What if they start requiring a domestic visa process to let in the people from other states?

Everyone wants a life of high standards of living which cities provide along with employment.

If we do not limit the number of people who can get in, it will naturally result in whole population of India moving into these cities.

This will result in people making wherever they live better instead of just moving to a better city.

5 comments

That is exactly what totalitarian regimes like North Korea do to maintain the high living standards in certain cities.

Mobility rights is seen as a fundamental human right and is protected by constitution in most countries.

What needs to happen is to provide economic incentives for people to spread out, not through laws that limit ones right to movement.

This is not a problem of city size but lack of planning for growth at the regional level. Look at New York City as an example, they started sourcing water from far distances early on and built an infrastructure to support a very large city. cities need to develop their surrounding areas to support themselves, sprawl isn't just because people don't want to live in a city sprawl is also required to support one

.

The way it's generally balanced out is exploding property prices and an unlivable mess of traffic and perhaps pollution.

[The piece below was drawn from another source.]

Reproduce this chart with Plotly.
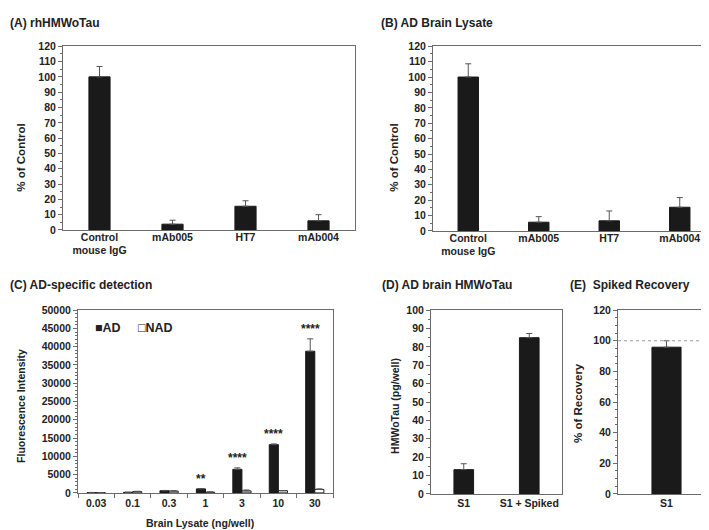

However, people are willing to endure a lot if living standards are generally low.

Mumbai has high real estate price like but it doesn't stop people below the poverty line from coming to Mumbai and living in slums.
> If we do not limit the number of people who can get in, it will naturally result in whole population of India moving into these cities.

The population of France does not all live in Paris, nor that of the USA in New York. Even in as small a country as Luxembourg not everyone lives in Luxembourg City.

I must ask, does Paris or Luxembourg has slums like Mumbai has? Higher prices doesn't stop people below poverty line from coming to Mumbai and living below the standards here.
No, in part because they don’t have rent control that has frozen rents since 1947 or urban planning laws which make building densely illegal.

https://marginalrevolution.com/marginalrevolution/2017/04/tw...

https://mru.org/courses/principles-economics-microeconomics/...

> This will result in people making wherever they live better instead of just moving to a better city.

Maybe in the long term. In the immediate future, it would lead to massive economic recession due to labour shortages in high-employment areas and economic genocide in low-employment areas. The only way to redistribute employment might be gradual with economic incentives and disincentives. It also requires long-term thinking and implementation and it is difficult to imagine this in the Indian context.